2005/9/24, Arvind Autar <[hidden email]>:

> Hello,
>
> Selinux is perhaps not there yet, but debian could give it a hand No
> third party hand if I may say so.
>
> However, how much of the time is it the software devolpers mistake
> rather then SELinux's mistake?
>
> Another different question, how does debian handle fork bomb
> protection?
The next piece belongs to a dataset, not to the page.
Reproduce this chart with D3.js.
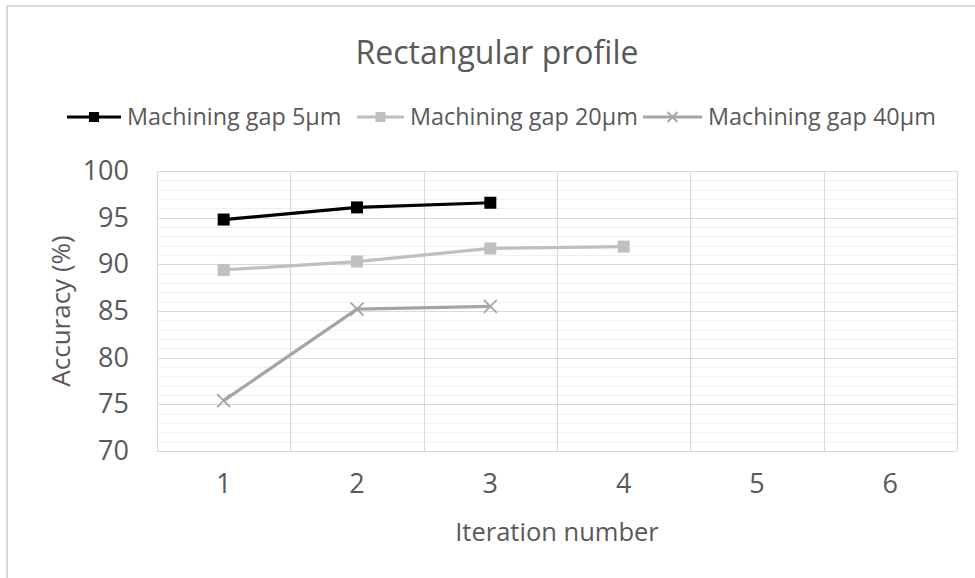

Is this kernel related?
>
> >cat /etc/security/limits.conf
>
> @dev hard core 100000
> @dev soft nproc 20
> @dev hard nproc 35
> @dev -    maxlogins 10
>
> If the user is added to the group "dev" then it will prevent atacks
> like: perl -e "fork while fork"
>  http://en.wikipedia.org/wiki/Fork_bomb
>
> however, atacks like: in c: main(){while(1){fork();}}; in bash:  while
> : ; do tail /dev/urandom & done ; wait
> do seem to work. There is a lack of documentation about this issue on
> the debian.org documentation references. Maybe someone could clear
> this up. A protection against these things would be nice, just like in
> the old days when there was a default setting in the host tcp/ip
> wrapper.
>
> Cheers,
>
> Arvind
>
> (Could you please be so kind and CC me, I'm not subscribed )
>
>
> 2005/9/21, Mike McCarty <[hidden email]>:
> > Arvind Autar wrote:
> > > Helllo,
> > >
> > > I have been using debian for quite some time now, how ever I have
> > > watched several distrobutions implentating so many great ideas, and I
> > > have been wondering why such a robust distorbution as debian
> > > GNU/Linux(*) hasn't done this. One of them is:
> > >
> > > SELinux
> > >
> > > If SELinux is also suitable for desktop users for example if we look
> > > at the targeted policy (for fedora and RHEL) it
> > > shows that it doesn't restrict users sessions. Short conclusion, there
> > > is no loss  of functionality, why hasn't debian implented SELinux as
> > > default?
> >
> > Over in the Fedora lists, quite a number of the defects are related
> > to SELinux. I've noticed that enabling SELinux took away quite a bit
> > of functionality, not by design, but by defect.
> >
> > If it gets added to Debian, I suggest that it be shipped disabled.
> >
> > Frankly, unless one is running an Apache server or the like, I see
> > no usefulness in it. And even if one runs a server like Apache,
> > who is to say that SELinux doesn't add as many exploitable defects
> > as holes it plugs, if not more?
> >
> > Mike
> > --
> > p="p=%c%s%c;main(){printf(p,34,p,34);}";main(){printf(p,34,p,34);}
> > This message made from 100% recycled bits.
> > You have found the bank of Larn.
> > I can explain it for you, but I can't understand it for you.
> > I speak only for myself, and I am unanimous in that!